**Aim:**
Extract, unchanged, every line from the top of the material below through the line with "const xt=mk('t", and no more.

· · · ·

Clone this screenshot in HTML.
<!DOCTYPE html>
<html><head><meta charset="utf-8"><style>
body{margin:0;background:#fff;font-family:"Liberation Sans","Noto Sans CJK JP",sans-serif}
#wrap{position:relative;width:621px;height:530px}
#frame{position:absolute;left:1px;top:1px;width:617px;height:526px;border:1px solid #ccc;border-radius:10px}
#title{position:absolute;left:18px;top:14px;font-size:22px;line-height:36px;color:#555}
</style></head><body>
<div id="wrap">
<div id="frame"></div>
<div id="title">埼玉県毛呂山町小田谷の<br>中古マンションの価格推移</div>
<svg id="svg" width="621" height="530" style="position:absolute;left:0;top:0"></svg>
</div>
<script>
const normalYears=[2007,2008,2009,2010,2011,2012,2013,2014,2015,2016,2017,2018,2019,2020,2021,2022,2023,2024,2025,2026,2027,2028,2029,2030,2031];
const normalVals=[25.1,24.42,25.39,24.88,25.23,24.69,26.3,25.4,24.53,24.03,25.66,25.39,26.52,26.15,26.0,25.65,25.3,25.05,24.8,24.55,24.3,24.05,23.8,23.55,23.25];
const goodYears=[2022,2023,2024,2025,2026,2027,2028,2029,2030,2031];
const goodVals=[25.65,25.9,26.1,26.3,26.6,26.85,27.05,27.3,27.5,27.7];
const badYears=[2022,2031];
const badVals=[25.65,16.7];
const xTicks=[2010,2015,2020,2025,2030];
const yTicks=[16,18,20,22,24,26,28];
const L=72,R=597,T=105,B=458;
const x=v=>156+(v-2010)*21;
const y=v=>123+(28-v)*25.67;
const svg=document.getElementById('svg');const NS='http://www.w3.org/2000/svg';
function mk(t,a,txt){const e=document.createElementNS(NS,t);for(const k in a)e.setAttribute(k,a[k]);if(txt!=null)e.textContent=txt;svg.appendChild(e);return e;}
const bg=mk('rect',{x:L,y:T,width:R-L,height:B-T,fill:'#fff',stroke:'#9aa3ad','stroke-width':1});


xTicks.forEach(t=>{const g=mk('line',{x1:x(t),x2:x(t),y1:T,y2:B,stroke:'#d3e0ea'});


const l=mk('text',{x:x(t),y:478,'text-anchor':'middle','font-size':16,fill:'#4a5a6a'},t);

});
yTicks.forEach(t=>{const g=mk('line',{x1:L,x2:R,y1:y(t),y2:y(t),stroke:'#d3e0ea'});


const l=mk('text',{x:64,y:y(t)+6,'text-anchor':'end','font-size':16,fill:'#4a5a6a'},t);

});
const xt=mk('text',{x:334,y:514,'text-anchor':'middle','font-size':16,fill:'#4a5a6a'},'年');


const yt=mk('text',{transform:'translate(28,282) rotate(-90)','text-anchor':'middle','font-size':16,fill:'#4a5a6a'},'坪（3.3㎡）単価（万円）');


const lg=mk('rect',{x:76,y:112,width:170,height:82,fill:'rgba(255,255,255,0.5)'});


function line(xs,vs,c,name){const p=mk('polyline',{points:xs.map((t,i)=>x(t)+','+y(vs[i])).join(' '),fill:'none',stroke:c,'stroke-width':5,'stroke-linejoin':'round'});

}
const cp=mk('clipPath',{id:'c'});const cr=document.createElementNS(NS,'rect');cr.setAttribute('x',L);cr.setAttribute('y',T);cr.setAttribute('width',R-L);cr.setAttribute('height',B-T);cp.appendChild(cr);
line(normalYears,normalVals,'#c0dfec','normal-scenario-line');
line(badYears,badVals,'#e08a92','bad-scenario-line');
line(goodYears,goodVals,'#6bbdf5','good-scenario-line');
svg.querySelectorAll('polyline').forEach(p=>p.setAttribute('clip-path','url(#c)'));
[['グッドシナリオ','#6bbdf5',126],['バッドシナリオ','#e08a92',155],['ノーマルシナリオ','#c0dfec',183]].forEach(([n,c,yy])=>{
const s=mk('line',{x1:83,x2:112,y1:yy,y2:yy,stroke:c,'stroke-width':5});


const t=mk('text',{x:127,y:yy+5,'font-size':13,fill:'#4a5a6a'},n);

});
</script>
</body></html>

· · · ·

**Response below:**
Clone this screenshot in HTML.
<!DOCTYPE html>
<html><head><meta charset="utf-8"><style>
body{margin:0;background:#fff;font-family:"Liberation Sans","Noto Sans CJK JP",sans-serif}
#wrap{position:relative;width:621px;height:530px}
#frame{position:absolute;left:1px;top:1px;width:617px;height:526px;border:1px solid #ccc;border-radius:10px}
#title{position:absolute;left:18px;top:14px;font-size:22px;line-height:36px;color:#555}
</style></head><body>
<div id="wrap">
<div id="frame"></div>
<div id="title">埼玉県毛呂山町小田谷の<br>中古マンションの価格推移</div>
<svg id="svg" width="621" height="530" style="position:absolute;left:0;top:0"></svg>
</div>
<script>
const normalYears=[2007,2008,2009,2010,2011,2012,2013,2014,2015,2016,2017,2018,2019,2020,2021,2022,2023,2024,2025,2026,2027,2028,2029,2030,2031];
const normalVals=[25.1,24.42,25.39,24.88,25.23,24.69,26.3,25.4,24.53,24.03,25.66,25.39,26.52,26.15,26.0,25.65,25.3,25.05,24.8,24.55,24.3,24.05,23.8,23.55,23.25];
const goodYears=[2022,2023,2024,2025,2026,2027,2028,2029,2030,2031];
const goodVals=[25.65,25.9,26.1,26.3,26.6,26.85,27.05,27.3,27.5,27.7];
const badYears=[2022,2031];
const badVals=[25.65,16.7];
const xTicks=[2010,2015,2020,2025,2030];
const yTicks=[16,18,20,22,24,26,28];
const L=72,R=597,T=105,B=458;
const x=v=>156+(v-2010)*21;
const y=v=>123+(28-v)*25.67;
const svg=document.getElementById('svg');const NS='http://www.w3.org/2000/svg';
function mk(t,a,txt){const e=document.createElementNS(NS,t);for(const k in a)e.setAttribute(k,a[k]);if(txt!=null)e.textContent=txt;svg.appendChild(e);return e;}
const bg=mk('rect',{x:L,y:T,width:R-L,height:B-T,fill:'#fff',stroke:'#9aa3ad','stroke-width':1});


xTicks.forEach(t=>{const g=mk('line',{x1:x(t),x2:x(t),y1:T,y2:B,stroke:'#d3e0ea'});


const l=mk('text',{x:x(t),y:478,'text-anchor':'middle','font-size':16,fill:'#4a5a6a'},t);

});
yTicks.forEach(t=>{const g=mk('line',{x1:L,x2:R,y1:y(t),y2:y(t),stroke:'#d3e0ea'});


const l=mk('text',{x:64,y:y(t)+6,'text-anchor':'end','font-size':16,fill:'#4a5a6a'},t);

});
const xt=mk('text',{x:334,y:514,'text-anchor':'middle','font-size':16,fill:'#4a5a6a'},'年');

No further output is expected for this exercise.